Robotics Toy to Teach Computational Thinking about Complex Systems

Modular Robotics is pleased to announce the award of a $486,906 grant from the US National Science Foundation’s Small Business Innovative Research (SBIR Phase II) program, for the project, “Learning About Complexity through Programming Modular Robots”.

Modular Robotics has developed Cubelets, a toy that fosters computational thinking about complex systems. Cubelets is a modular construction kit for learning how local behaviors can produce global effects. The kit is simple to use: Children design and build robots by snapping together blocks. No explicit programming is needed because the robot’s behavior is a direct result of the way the blocks are assembled. What’s unique about Cubelets is that no central “brain” controls the robot; rather, control is distributed throughout its blocks. As children gain sophistication designing robots they can reprogram individual block behaviors using a screen based programming environment on a personal computer or mobile phone.
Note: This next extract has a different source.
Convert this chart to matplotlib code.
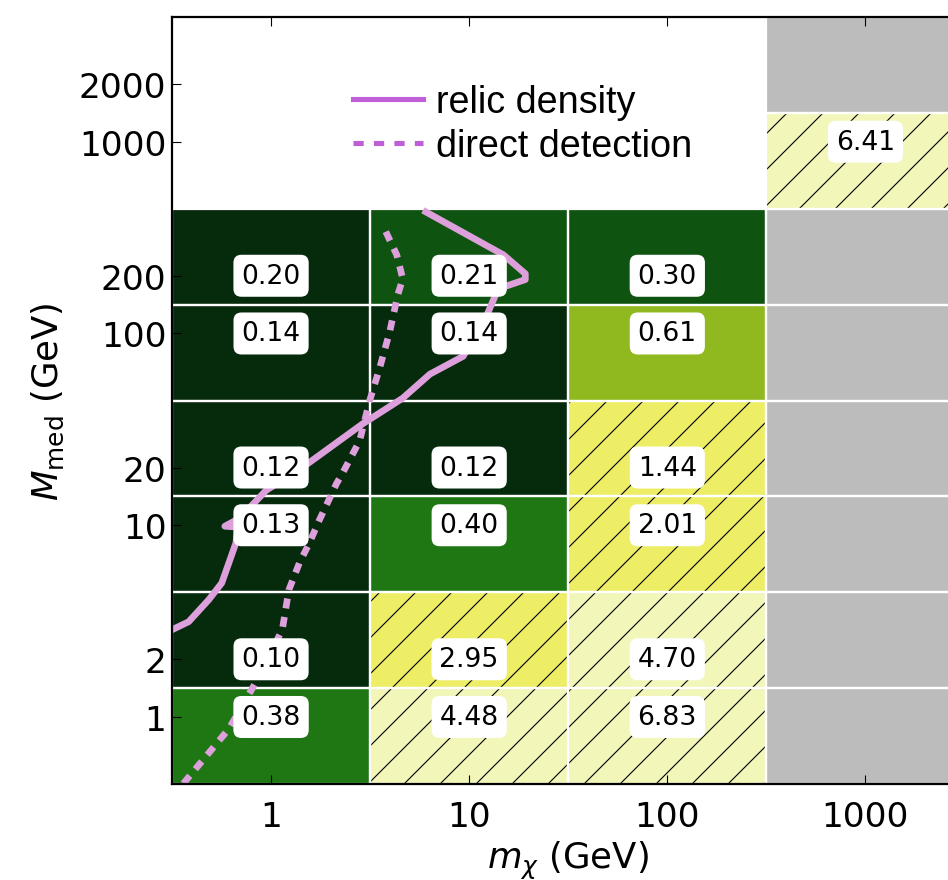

By designing and building complex systems children will experience a variety of science, technology, engineering and mathematics (STEM) concepts.

Modular Robotics is a spin-off company founded in 2008 by Carnegie Mellon University professor Mark D Gross and his former PhD student Eric Schweikardt, based on Schweikardt’s doctoral work. The project began under an NSF grant to investigate construction kit toys and craft activities enabled by new computational technologies. The company received seed funding from CMU’s Office of Technology Transfer, as well as an earlier Phase I grant from the National Science Foundation. Modular Robotics intends to release Cubelets in three phases: first to science centers and children’s museums, then to a core community of tech-savvy enthusiasts, and finally to the public through retail channels. The first kits are scheduled to come to market later this year.